A.B. : Oui mais c’est normal quand tu signes sur un label aussi légendaire à mon avis. « Jay Dilla saved my life » n’est pas qu’un slogan pour moi. Ma jeunesse a été bercée par ce crew, que ce soit Madlib ou Egon avec ses rééditions pour Now Again. Je n’aurai jamais imaginé travailler avec ces gens-là, c’est quelque chose de très fort pour moi. Mais cela n’a pas influé sur ma manière de travailler, je suis resté moi-même. Je me sentais à l’aise car je savais qu’inconsciemment ce label m’avait influencé dans ma manière de voir la musique et que ça rejaillirait à travers ma musique. Par exemple la boucle du beat de You & Me a été faite avant que je signe. Bien qu’il était puissant mais imparfaitement coupé, je sentais qu’ils allaient l’aimer. Cet infime décalage donne une certaine humanité au morceau, à l’image de la vie qui n’est jamais parfaite. C’est ce que Stones Throw m’a appris.
En parlant de tes influences, tu es un grand fan de George Harrison, c’est plutôt le duo Lennon/McCartney que les musiciens aiment citer …
A.B. : Sgt. Pepper’s Lonely Hearts Club Band a été mon premier disque, mes parents me l’avaient acheté lorsque j’étais tout petit. Et avec les années, je l’ai totalement disséqué. Sa manière d’utiliser une douze cordes ou ses solos à travers l’album m’ont vraiment marqué. Le son que tu obtiens quand tu plies les deux cordes (bend)… Il est clairement une des influences majeures de cet album mais je pourrais citer Pat Martino et pour son « Desperado » où son jeu sur la guitare douze cordes est aussi une merveille aussi.
Bien que leur son soient très éloignés du tien, les musiciens de chez KPM (Studios de Library music, funk/jazz) ne te laissent pas non plus insensible ?
A.B. : Oui, c’est vrai que ce n’est pas forcément le même univers sonore mais j’admire la virtuosité ou le groove d’un Alan Hawkshaw ou d’un Brian Bennett et ce génie pour conférer à la musique une dimensions visuelle. Ils ont donne une identité sonore à tellement de films, documentaires ou autre.

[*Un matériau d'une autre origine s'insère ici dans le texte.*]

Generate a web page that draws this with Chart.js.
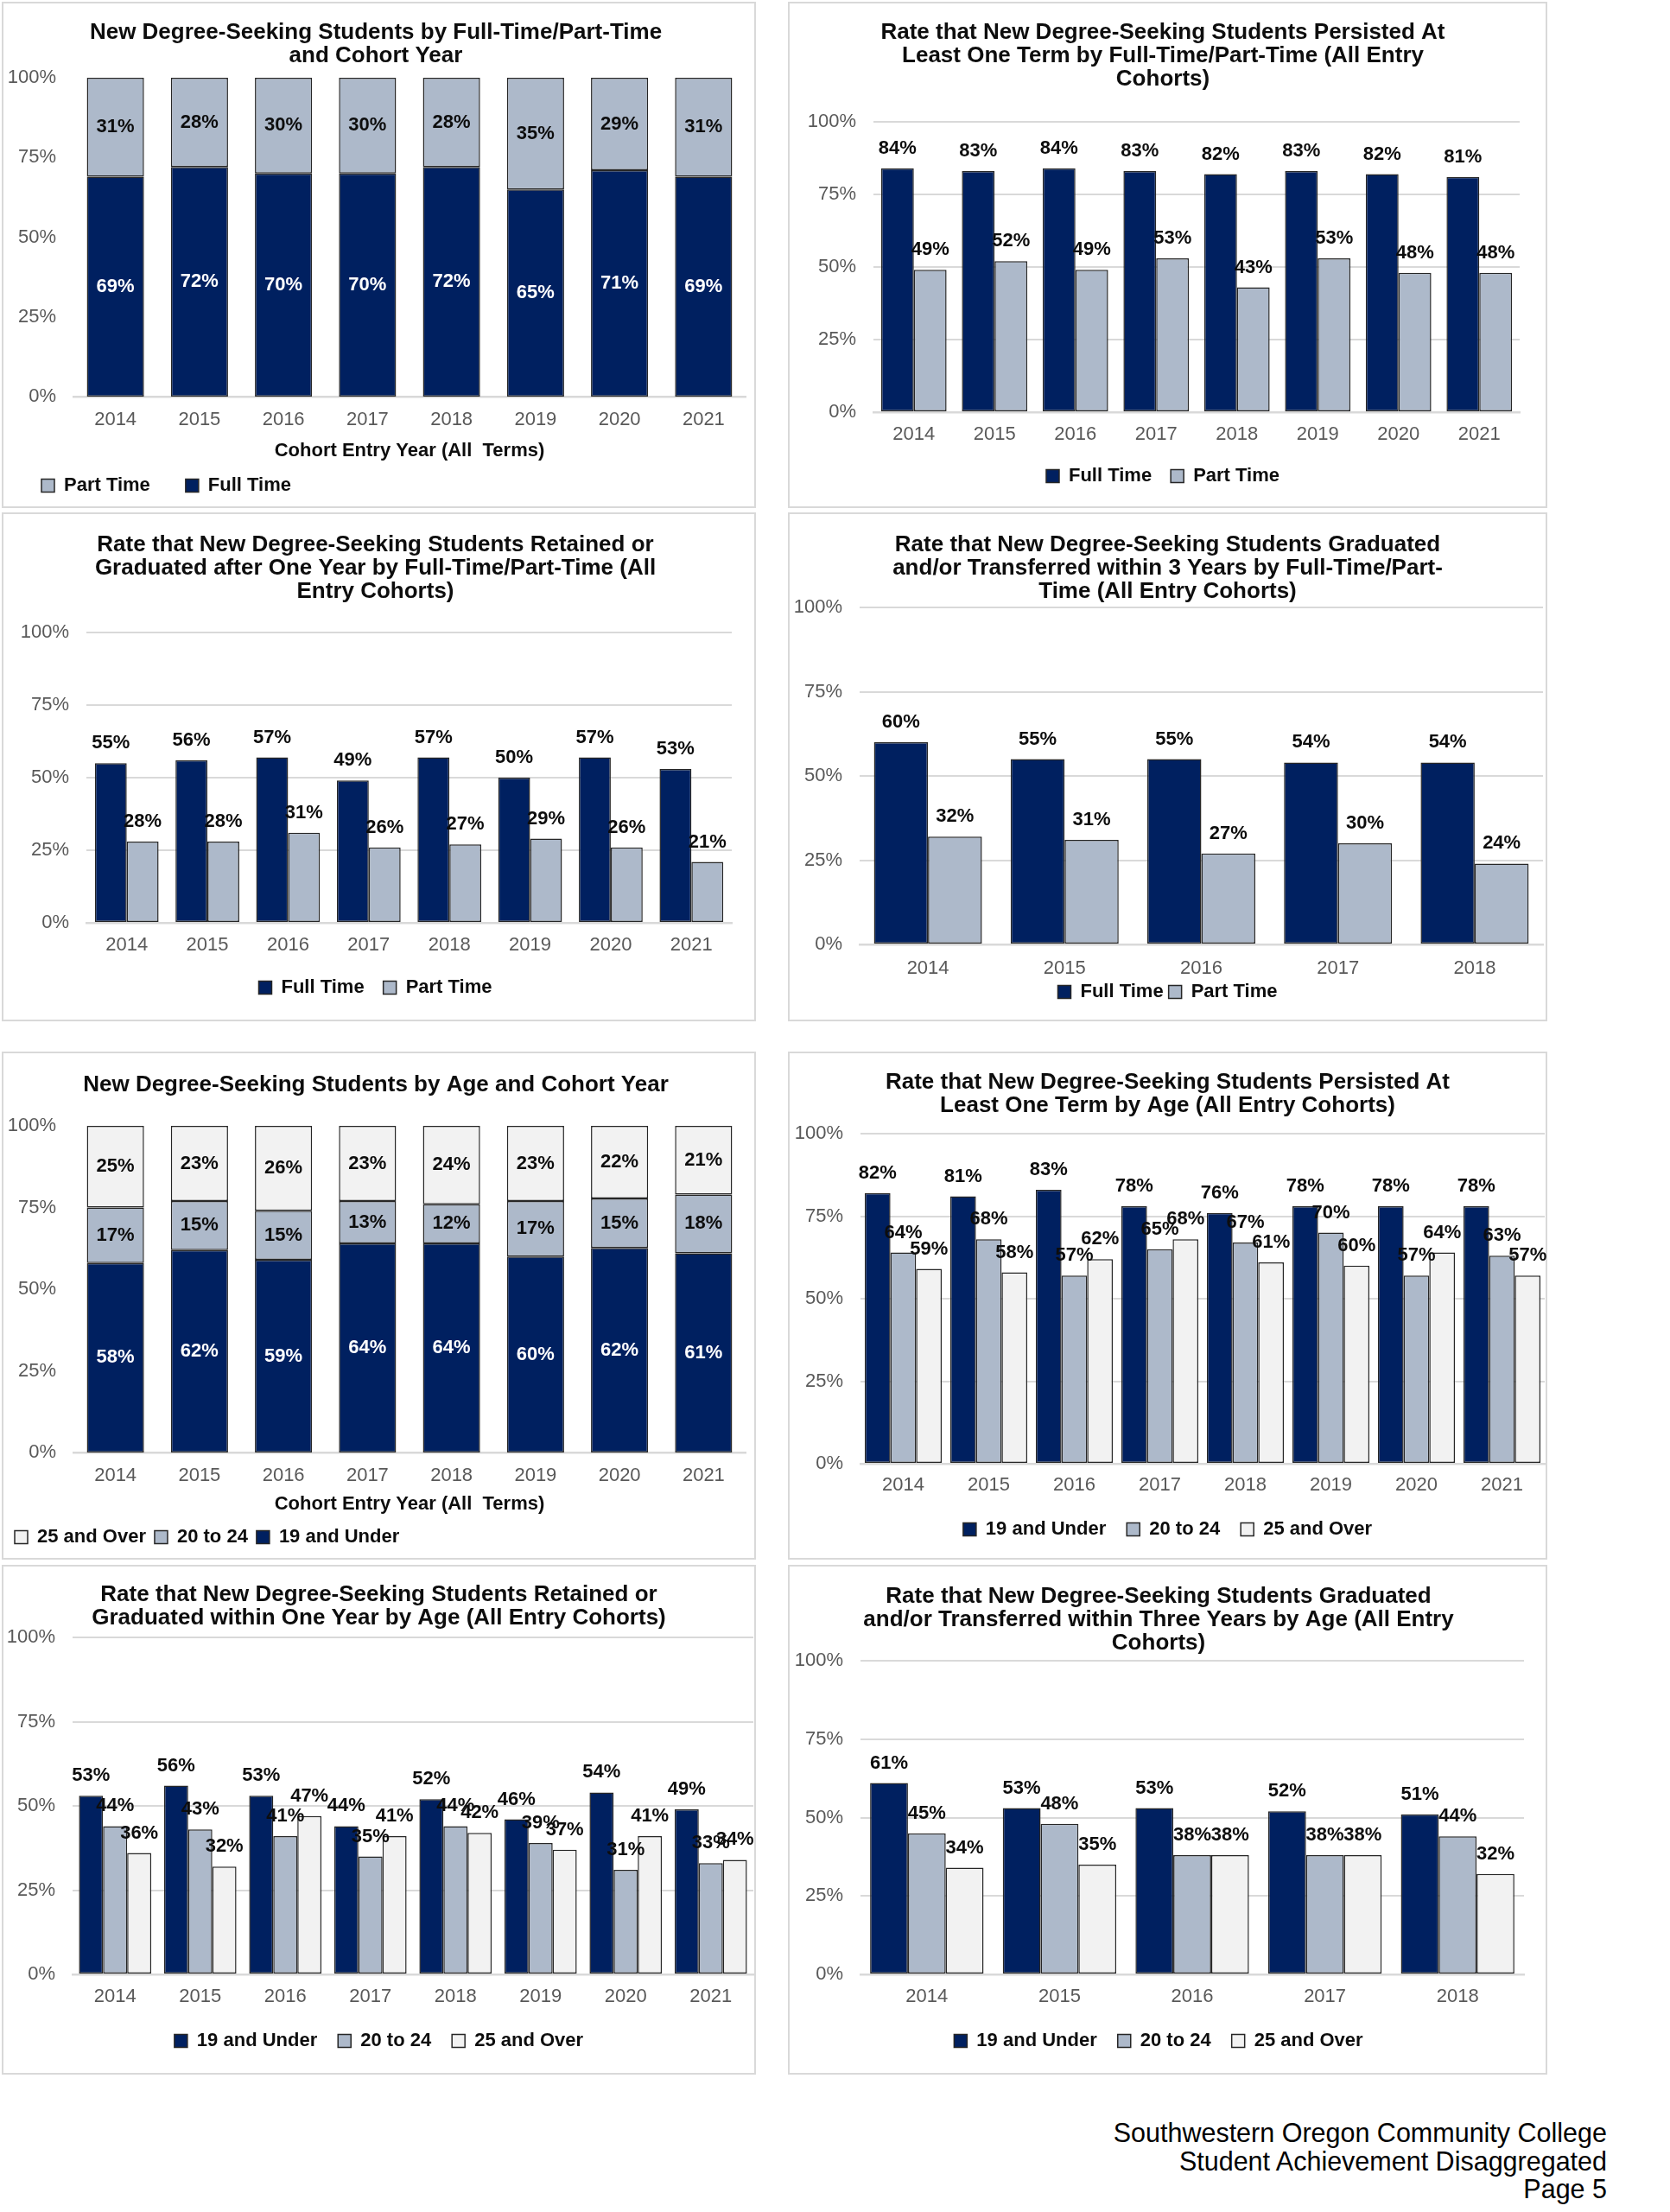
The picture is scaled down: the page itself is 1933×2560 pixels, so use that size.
<!DOCTYPE html>
<html lang="en">
<head>
<meta charset="utf-8">
<title>Student Achievement Disaggregated – Page 5</title>
<script src="https://cdn.jsdelivr.net/npm/chart.js@4.4.1/dist/chart.umd.min.js"></script>
<style>
  html, body { margin:0; padding:0; background:#ffffff; }
  body { position:relative; width:1933px; height:2560px; overflow:hidden; font-family:'Liberation Sans', Arial, Helvetica, sans-serif; }
  .frame { position:absolute; box-sizing:border-box; border:2px solid #d9d9d9; }
  canvas.chart { position:absolute; }
  #footer { position:absolute; right:73px; top:2452px; text-align:right; font-size:30.5px; line-height:32.7px; color:#000; }
</style>
</head>
<body>
<div id="footer">Southwestern Oregon Community College<br>Student Achievement Disaggregated<br>Page 5</div>
<script>
// ---------------- data ----------------
const YEARS_8 = ['2014', '2015', '2016', '2017', '2018', '2019', '2020', '2021'];
const YEARS_5 = ['2014', '2015', '2016', '2017', '2018'];
const PCT_STEPS = [0, 25, 50, 75, 100];
const PCT_TICKS = ['0%', '25%', '50%', '75%', '100%'];

// New degree-seeking students by FT/PT (share of cohort, %)
const shareFullTime = [69, 72, 70, 70, 72, 65, 71, 69];
const sharePartTime = [31, 28, 30, 30, 28, 35, 29, 31];
// Persisted at least one term by FT/PT (%)
const persistFullTime = [84, 83, 84, 83, 82, 83, 82, 81];
const persistPartTime = [49, 52, 49, 53, 43, 53, 48, 48];
// Retained or graduated after one year by FT/PT (%)
const retainFullTime = [55, 56, 57, 49, 57, 50, 57, 53];
const retainPartTime = [28, 28, 31, 26, 27, 29, 26, 21];
// Graduated and/or transferred within 3 years by FT/PT (%)
const gradFullTime = [60, 55, 55, 54, 54];
const gradPartTime = [32, 31, 27, 30, 24];
// New degree-seeking students by age (share of cohort, %)
const shareUnder20 = [58, 62, 59, 64, 64, 60, 62, 61];
const share20to24 = [17, 15, 15, 13, 12, 17, 15, 18];
const share25plus = [25, 23, 26, 23, 24, 23, 22, 21];
// Persisted at least one term by age (%)
const persistUnder20 = [82, 81, 83, 78, 76, 78, 78, 78];
const persist20to24 = [64, 68, 57, 65, 67, 70, 57, 63];
const persist25plus = [59, 58, 62, 68, 61, 60, 64, 57];
// Retained or graduated within one year by age (%)
const retainUnder20 = [53, 56, 53, 44, 52, 46, 54, 49];
const retain20to24 = [44, 43, 41, 35, 44, 39, 31, 33];
const retain25plus = [36, 32, 47, 41, 42, 37, 41, 34];
// Graduated and/or transferred within three years by age (%)
const gradUnder20 = [61, 53, 53, 52, 51];
const grad20to24 = [45, 48, 38, 38, 44];
const grad25plus = [34, 35, 38, 38, 32];

// ---------------- styles ----------------
const FONT = "'Liberation Sans', Arial, Helvetica, sans-serif";
const NAVY = '#002060', SLATE = '#ADB9CA', PALE = '#F2F2F2', EDGE = '#262626';
const GRID = '#d9d9d9', TICK = '#595959', INK = '#0d0d0d';
const FS_TITLE = 26, LH_TITLE = 27, FS_TICK = 22, FS_LEGEND = 22, FS_XTITLE = 22, FS_VALUE = 22;
const Y_LABEL_ROOM = 78;

Chart.defaults.font.family = FONT;
Chart.defaults.animation = false;

// value labels drawn from the bar elements the library positioned
const pctLabelPlugin = {
  id: 'pctLabels',
  afterDatasetsDraw(chart, args, opts) {
    const ctx = chart.ctx;
    ctx.save();
    ctx.font = 'bold ' + opts.size + 'px ' + FONT;
    ctx.textAlign = 'center';
    ctx.textBaseline = 'middle';
    chart.data.datasets.forEach((ds, di) => {
      if (!chart.isDatasetVisible(di)) return;
      chart.getDatasetMeta(di).data.forEach((bar, i) => {
        const p = bar.getProps(['x', 'y', 'base'], true);
        const y = opts.inside ? (p.y + p.base) / 2 : p.y - opts.offset;
        ctx.fillStyle = ds.pctColor;
        ctx.fillText(ds.pctText[i] + '%', p.x, y);
      });
    });
    ctx.restore();
  }
};

function makeSeries(list, stacked, catPct) {
  const n = list[0][1].length;
  const totals = Array.from({length: n}, (_, i) => list.reduce((s, it) => s + it[1][i], 0));
  return list.map(([label, values, fill, textColor]) => ({
    label,
    data: stacked ? values.map((v, i) => v / totals[i] * 100) : values.slice(),
    pctText: values,
    pctColor: textColor,
    backgroundColor: fill,
    borderColor: EDGE,
    borderWidth: 1.5,
    borderSkipped: false,
    categoryPercentage: catPct,
    barPercentage: 1
  }));
}

function buildChart(cfg) {
  const {panel, plot} = cfg;
  const frame = document.createElement('div');
  frame.className = 'frame';
  Object.assign(frame.style, {left: panel.x + 'px', top: panel.y + 'px', width: panel.w + 'px', height: panel.h + 'px'});
  document.body.appendChild(frame);

  const canvas = document.createElement('canvas');
  canvas.className = 'chart';
  canvas.width = panel.w; canvas.height = panel.h;
  Object.assign(canvas.style, {left: panel.x + 'px', top: panel.y + 'px', width: panel.w + 'px', height: panel.h + 'px'});
  document.body.appendChild(canvas);

  const lp = cfg.legendPad;
  const lhTick = FS_TICK * 1.2, lhXT = FS_XTITLE * 1.2;
  const padRight = Math.max(0, panel.x + panel.w - plot.r);
  const maxPadLeft = plot.l - panel.x - Y_LABEL_ROOM;
  const padLeft = Math.max(0, cfg.legendX != null ? Math.min(maxPadLeft, cfg.legendX - panel.x - lp) : Math.min(padRight, maxPadLeft));
  const padTop = cfg.titleY - panel.y - LH_TITLE / 2;
  const titlePadBottom = plot.t - panel.y - padTop - cfg.title.length * LH_TITLE;
  const padBottom = panel.y + panel.h - cfg.legendY - FS_LEGEND / 2 - 10;
  const legendTop = panel.y + panel.h - padBottom - (FS_LEGEND + lp + 10);
  const xHeight = legendTop - plot.b;
  const xTickPad = cfg.tickY - plot.b - lhTick / 2;
  const yWidth = plot.l - panel.x - padLeft;
  const xTitlePad = cfg.xTitle ? plot.b + xHeight - lhXT / 2 - cfg.xTitleY : 0;

  return new Chart(canvas, {
    type: 'bar',
    data: { labels: cfg.categories, datasets: makeSeries(cfg.series, cfg.stacked, cfg.catPct) },
    plugins: [pctLabelPlugin],
    options: {
      responsive: false,
      devicePixelRatio: 1,
      animation: false,
      layout: { padding: { top: padTop, bottom: padBottom, left: padLeft, right: padRight } },
      scales: {
        x: {
          stacked: !!cfg.stacked,
          offset: true,
          grid: { display: false, drawTicks: false },
          border: { display: true, color: GRID, width: 2.5 },
          ticks: { color: TICK, font: { size: FS_TICK }, padding: xTickPad, maxRotation: 0, autoSkip: false },
          title: cfg.xTitle ? { display: true, text: cfg.xTitle, color: INK, font: { size: FS_XTITLE, weight: 'bold' }, padding: { top: 0, bottom: xTitlePad } } : { display: false },
          afterFit: (s) => { s.height = xHeight; }
        },
        y: {
          stacked: !!cfg.stacked,
          min: 0, max: 100,
          grid: { display: !cfg.stacked, color: GRID, lineWidth: 2, drawTicks: false },
          border: { display: false },
          ticks: { stepSize: 25, color: TICK, font: { size: FS_TICK }, padding: 20,
                   callback: (v) => PCT_TICKS[PCT_STEPS.indexOf(v)] },
          afterFit: (s) => { s.width = yWidth; }
        }
      },
      plugins: {
        title: { display: true, text: cfg.title, color: INK,
                 font: { size: FS_TITLE, weight: 'bold', lineHeight: LH_TITLE / FS_TITLE },
                 padding: { top: 0, bottom: titlePadBottom } },
        legend: {
          display: true, position: 'bottom', align: cfg.legendX != null ? 'start' : 'center',
          reverse: !!cfg.legendReverse,
          labels: { color: INK, font: { size: FS_LEGEND, weight: 'bold' }, boxWidth: 15, boxHeight: 15, padding: lp }
        },
        tooltip: { enabled: false },
        pctLabels: { inside: !!cfg.stacked, offset: 23, size: FS_VALUE }
      }
    }
  });
}

const chartConfigs = [
  { panel: {x: 2, y: 2, w: 873, h: 586}, plot: {l: 85, t: 90, r: 863, b: 459},
    title: ['New Degree-Seeking Students by Full-Time/Part-Time', 'and Cohort Year'], titleY: 38,
    tickY: 486, xTitle: 'Cohort Entry Year (All  Terms)', xTitleY: 522,
    legendY: 562, legendX: 55, legendPad: 41, legendReverse: true,
    stacked: true, catPct: 0.68, categories: YEARS_8,
    series: [['Full Time', shareFullTime, NAVY, '#ffffff'], ['Part Time', sharePartTime, SLATE, INK]] },
  { panel: {x: 912, y: 2, w: 879, h: 586}, plot: {l: 1011, t: 141, r: 1759, b: 477},
    title: ['Rate that New Degree-Seeking Students Persisted At', 'Least One Term by Full-Time/Part-Time (All Entry', 'Cohorts)'], titleY: 38,
    tickY: 503, legendY: 551, legendPad: 22,
    catPct: 0.81, categories: YEARS_8,
    series: [['Full Time', persistFullTime, NAVY, INK], ['Part Time', persistPartTime, SLATE, INK]] },
  { panel: {x: 2, y: 593, w: 873, h: 589}, plot: {l: 100, t: 732, r: 847, b: 1068},
    title: ['Rate that New Degree-Seeking Students Retained or', 'Graduated after One Year by Full-Time/Part-Time (All', 'Entry Cohorts)'], titleY: 631,
    tickY: 1094, legendY: 1143, legendPad: 22,
    catPct: 0.79, categories: YEARS_8,
    series: [['Full Time', retainFullTime, NAVY, INK], ['Part Time', retainPartTime, SLATE, INK]] },
  { panel: {x: 912, y: 593, w: 879, h: 589}, plot: {l: 995, t: 703, r: 1786, b: 1093},
    title: ['Rate that New Degree-Seeking Students Graduated', 'and/or Transferred within 3 Years by Full-Time/Part-', 'Time (All Entry Cohorts)'], titleY: 631,
    tickY: 1121, legendY: 1148, legendPad: 6,
    catPct: 0.79, categories: YEARS_5,
    series: [['Full Time', gradFullTime, NAVY, INK], ['Part Time', gradPartTime, SLATE, INK]] },
  { panel: {x: 2, y: 1217, w: 873, h: 588}, plot: {l: 85, t: 1303, r: 863, b: 1681},
    title: ['New Degree-Seeking Students by Age and Cohort Year'], titleY: 1256,
    tickY: 1708, xTitle: 'Cohort Entry Year (All  Terms)', xTitleY: 1741,
    legendY: 1779, legendX: 17, legendPad: 10, legendReverse: true,
    stacked: true, catPct: 0.68, categories: YEARS_8,
    series: [['19 and Under', shareUnder20, NAVY, '#ffffff'], ['20 to 24', share20to24, SLATE, INK], ['25 and Over', share25plus, PALE, INK]] },
  { panel: {x: 912, y: 1217, w: 879, h: 588}, plot: {l: 996, t: 1312, r: 1788, b: 1694},
    title: ['Rate that New Degree-Seeking Students Persisted At', 'Least One Term by Age (All Entry Cohorts)'], titleY: 1253,
    tickY: 1719, legendY: 1770, legendPad: 24,
    catPct: 0.9, categories: YEARS_8,
    series: [['19 and Under', persistUnder20, NAVY, INK], ['20 to 24', persist20to24, SLATE, INK], ['25 and Over', persist25plus, PALE, INK]] },
  { panel: {x: 2, y: 1811, w: 873, h: 590}, plot: {l: 84, t: 1895, r: 872, b: 2285},
    title: ['Rate that New Degree-Seeking Students Retained or', 'Graduated within One Year by Age (All Entry Cohorts)'], titleY: 1846,
    tickY: 2311, legendY: 2362, legendPad: 24,
    catPct: 0.85, categories: YEARS_8,
    series: [['19 and Under', retainUnder20, NAVY, INK], ['20 to 24', retain20to24, SLATE, INK], ['25 and Over', retain25plus, PALE, INK]] },
  { panel: {x: 912, y: 1811, w: 879, h: 590}, plot: {l: 996, t: 1922, r: 1764, b: 2285},
    title: ['Rate that New Degree-Seeking Students Graduated', 'and/or Transferred within Three Years by Age (All Entry', 'Cohorts)'], titleY: 1848,
    tickY: 2311, legendY: 2362, legendPad: 24,
    catPct: 0.855, categories: YEARS_5,
    series: [['19 and Under', gradUnder20, NAVY, INK], ['20 to 24', grad20to24, SLATE, INK], ['25 and Over', grad25plus, PALE, INK]] }
];

chartConfigs.forEach(buildChart);
</script>
</body>
</html>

Il a aussi ce côté cinématique quand tu écris tes chansons, c’est une histoire avant d’être une musique ?
A.B. : Pas forcément, Windowpane n’est juste qu’une blague où le LSD me procure des révélations toutes les dix minutes, ce qui n’en ferait pas forcément une bonne histoire.
Tu viens de Chicago mais tu t’es installé à L.A., c’était pour être plus proche de ton label ou pour cette scène incroyable ?
A.B. : Vivre à L.A. quand tu es musicien est une bénédiction. C’est un vivier incroyable de talents venant d’un peu partout. Je m’enrichis énormément à leur contact. Chicago est plus un aggloméré de petits groupes très soudés et qui se connaissent très bien, donc un milieu un peu plus fermé. Ici tout est tellement grand que les nouvelles rencontres ou expériences sont bien plus fréquentes.
Tu as évoqué ton prochain album, tu peux nous en dire un peu plus ?
A.B. : Il sera bien plus loungy et sophistiqué, bref plus pop et un peu plus jazzy. On peut le voir comme le fils illégitime de Steely Dan et les Beach Boys. Je pense m’être aventuré vers des contrées un peu plus éloignées de Timeline, qui m’a permis d‘expérimenter énormément de choses. Il devrait s’articuler en deux parties, la première partie qui lorgne vers une pop assez propret alors que la deuxième se caractérise par une déconstruction de la première, avec des titres plus explosifs et un son plus noisy / jazzy avec des batteries sauvages à la Art Blakey. Ce premier LP m’a donné une certaine, je vais essayer maintenant d’aller un peu plus loin, avec l’ambition de faire un Pet Sounds ou un Breakfest In America, des albums qui se sont affranchis du temps.